Few drivers can claim those kind of numbers. That’s largely because few can match the licensed merchandise sales of an Earnhardt or performance of a Gordon.
"Salaries for some drivers that have won only a race or two are way beyond where they should be," Zak Brown of the motorsports marketing company Just Marketing International told Forbes.
That’s pretty much what we are hearing from Felix Sabates, a co-owner with Chip Ganassi at Earnhardt Ganassi Racing.
"The escalating costs will stop at some point because sponsors will stop paying the money," Sabates said after last week’s gathering of NASCAR team owners.
"The guys who are going to make sacrifices are going to be the drivers. Drivers deserve to be paid as much as they can get, but they also need to be sure they have cars to drive."
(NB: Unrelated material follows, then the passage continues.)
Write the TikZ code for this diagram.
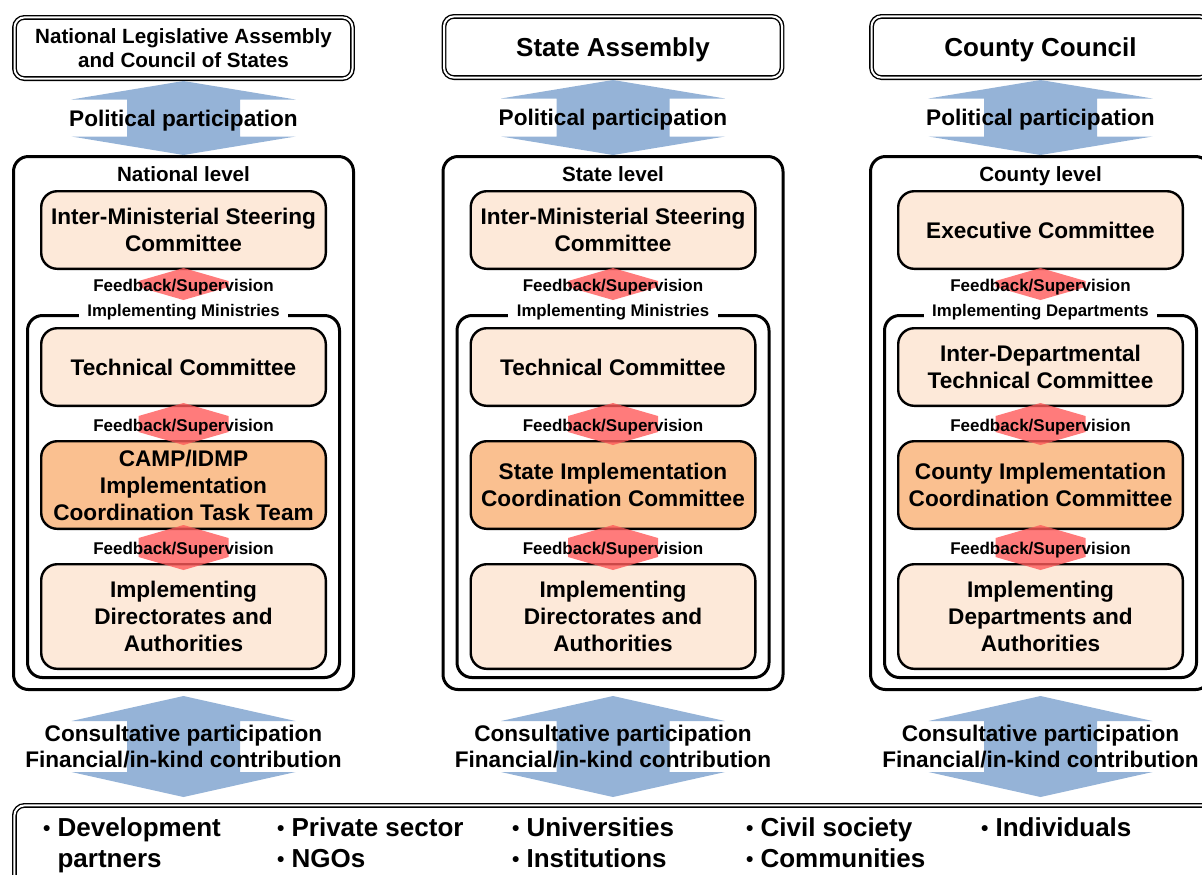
\documentclass[tikz,border=0pt]{standalone}
\usepackage{fontspec}
\setmainfont{Liberation Sans}
\usetikzlibrary{calc}
\definecolor{partblue}{HTML}{95B3D7}
\definecolor{lightorange}{HTML}{FDE9D9}
\definecolor{darkorange}{HTML}{FAC090}
\definecolor{fbred}{HTML}{FF5A5A}
\newcommand{\itm}{\raisebox{0.05em}{\fontsize{10.5}{10.5}\selectfont\textbullet}~}
% participation arrow: from, dy, to, dy, head length
\newcommand{\partarrow}[5]{%
  \coordinate (pt) at ($(#1)+(0,#2)$);
  \coordinate (pb) at ($(#3)+(0,#4)$);
  \fill[partblue] (pt) -- ++(112,#5) -- ++(-55.5,0) -- ($(pb)+(56.5,-#5)$) -- ++(55.5,0) -- (pb)
    -- ($(pb)+(-112,-#5)$) -- ++(55.5,0) -- ($(pt)+(-56.5,#5)$) -- ++(-55.5,0) -- cycle;}
% feedback arrow between two boxes, with its label
\newcommand{\fbarrow}[5]{%
  \coordinate (ft) at ($(#1)+(0,#2)$);
  \coordinate (fb) at ($(#3)+(0,#4)$);
  \fill[fbred, fill opacity=0.8] (ft) -- ($(ft)+(45,13)$) -- ($(fb)+(45,-13)$) -- (fb)
    -- ($(fb)+(-45,-13)$) -- ($(ft)+(-45,13)$) -- cycle;
  \node[fbtext] (#5) at ($(ft)!0.5!(fb)$) {Feedback/Supervision};}

\begin{document}
\begin{tikzpicture}
[x=0.5pt, y=-0.5pt, outer sep=0pt, font=\bfseries,
titlebox/.style ={rectangle, draw, double, double distance=1pt, line width=0.7pt, rounded corners=5pt, minimum width=169pt, minimum height=30.6pt, align=center, inner sep=0pt, text depth=0pt, font={\fontsize{13}{15.6}\selectfont\bfseries}},
levelbox/.style ={rectangle, draw, line width=1.5pt, rounded corners=7.5pt, minimum width=170pt, minimum height=266.5pt},
implbox/.style  ={rectangle, draw, line width=1.5pt, rounded corners=7.5pt, minimum width=156pt, minimum height=181pt},
cbox/.style     ={rectangle, draw, line width=1.2pt, rounded corners=8pt, fill=lightorange, minimum width=142.3pt, align=center, inner sep=0pt, font={\fontsize{11.3}{13.5}\selectfont\bfseries}},
leveltext/.style={inner sep=0pt, text depth=0pt, font={\fontsize{10.3}{12}\selectfont\bfseries}},
impltext/.style ={fill=white, inner xsep=4.25pt, inner ysep=0pt, yshift=1.5pt, font={\fontsize{8.4}{10}\selectfont\bfseries}},
fbtext/.style   ={inner sep=0pt, text depth=0pt, yshift=-0.5pt, font={\fontsize{8.5}{10}\selectfont\bfseries}},
parttext/.style ={inner sep=0pt, align=center, text depth=0pt, font={\fontsize{11.3}{13}\selectfont\bfseries}},
listtext/.style ={anchor=north west, align=left, inner sep=0pt, font={\fontsize{13}{15.5}\selectfont\bfseries}}]
\useasboundingbox (0,0) rectangle (1202,874);
\clip (0,0) rectangle (1202,874);

% national
\node[titlebox, font={\fontsize{10.3}{12}\selectfont\bfseries}] (ntitle) at (183.5,48) {National Legislative Assembly\\and Council of States};
\node[levelbox] (nlevel) at (183.5,423) {};
\node[leveltext] (nlevtxt) at (183.5,174) {National level};
\node[implbox] (nimpl) at (183.5,496.5) {};
\node[impltext] (nimpltxt) at (nimpl.north) {Implementing Ministries};
\node[cbox, minimum height=38.8pt] (nisc) at (183.5,230) {Inter-Ministerial Steering\\Committee};
\node[cbox, minimum height=38.8pt] (ntc) at (183.5,367) {Technical Committee};
\node[cbox, fill=darkorange, minimum height=43.8pt] (nicc) at (183.5,485) {CAMP/IDMP\\Implementation\\Coordination Task Team};
\node[cbox, minimum height=52.3pt] (nida) at (183.5,616.5) {Implementing\\Directorates and\\Authorities};

% state
\node[titlebox] (stitle) at (613,47) {State Assembly};
\node[levelbox] (slevel) at (613,423) {};
\node[leveltext] (slevtxt) at (613,174) {State level};
\node[implbox] (simpl) at (613,496.5) {};
\node[impltext] (simpltxt) at (simpl.north) {Implementing Ministries};
\node[cbox, minimum height=38.8pt] (sisc) at (613,230) {Inter-Ministerial Steering\\Committee};
\node[cbox, minimum height=38.8pt] (stc) at (613,367) {Technical Committee};
\node[cbox, fill=darkorange, minimum height=43.8pt] (sicc) at (613,485) {State Implementation\\Coordination Committee};
\node[cbox, minimum height=52.3pt] (sida) at (613,616.5) {Implementing\\Directorates and\\Authorities};

% county
\node[titlebox] (ctitle) at (1040.5,47) {County Council};
\node[levelbox] (clevel) at (1040.5,423) {};
\node[leveltext] (clevtxt) at (1040.5,174) {County level};
\node[implbox] (cimpl) at (1040.5,496.5) {};
\node[impltext] (cimpltxt) at (cimpl.north) {Implementing Departments};
\node[cbox, minimum height=38.8pt] (cisc) at (1040.5,230) {Executive Committee};
\node[cbox, minimum height=38.8pt] (ctc) at (1040.5,367) {Inter-Departmental\\Technical Committee};
\node[cbox, fill=darkorange, minimum height=43.8pt] (cicc) at (1040.5,485) {County Implementation\\Coordination Committee};
\node[cbox, minimum height=52.3pt] (cida) at (1040.5,616.5) {Implementing\\Departments and\\Authorities};

% stakeholders
\node[titlebox, minimum width=600pt, minimum height=50pt, anchor=north west] (others) at (14.4,805.4) {};
\node[listtext] (devp) at (43,818) {\itm Development\\\hphantom{\itm}partners};
\node[listtext] (priv) at (277,818) {\itm Private sector\\\itm NGOs};
\node[listtext] (univ) at (512,818) {\itm Universities\\\itm Institutions};
\node[listtext] (civil) at (746,818) {\itm Civil society\\\itm Communities};
\node[listtext] (indiv) at (981,818) {\itm Individuals};

\foreach \c in {n,s,c} {
  \partarrow{\c title.south}{2.4}{\c level.north}{-1.5}{18.5}
  \node[parttext] (\c pol) at ($(pt)!0.5!(pb)$) {Political participation};
  \partarrow{\c level.south}{6.5}{\c level.south |- others.north}{-8.4}{25}
  \node[parttext] (\c con) at ($(pt)!0.5!(pb)$) {Consultative participation\\Financial/in-kind contribution};
  \fbarrow{\c isc.south}{-0.8}{\c impl.north}{-15.5}{\c fbone}
  \fbarrow{\c tc.south}{-2.8}{\c icc.north}{3.8}{\c fbtwo}
  \fbarrow{\c icc.south}{-3.8}{\c ida.north}{5.8}{\c fbthree}
}
\end{tikzpicture}
\end{document}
"Our whole meeting was based on budgets,” the colorful Sabates said, “how we can cut back without hurting the quality of the sport.
"We do have some influence on the money part of it."
No way that any of the NASCAR team owners or their representatives who met last week at Hendrick Motorsports would have drivers’ compensation on any agenda. "In the old days, two owners meeting was called collusion," Sabates deadpanned when talking about the gathering.
But these aren’t the old days and this ain’t Big Bill France's or Bill France Jr.’s NASCAR.
Since everyone’s talking anyway, from NASCAR to the Hendrick campus to Forbes and back, maybe it’s time for drivers to get all chatty, too.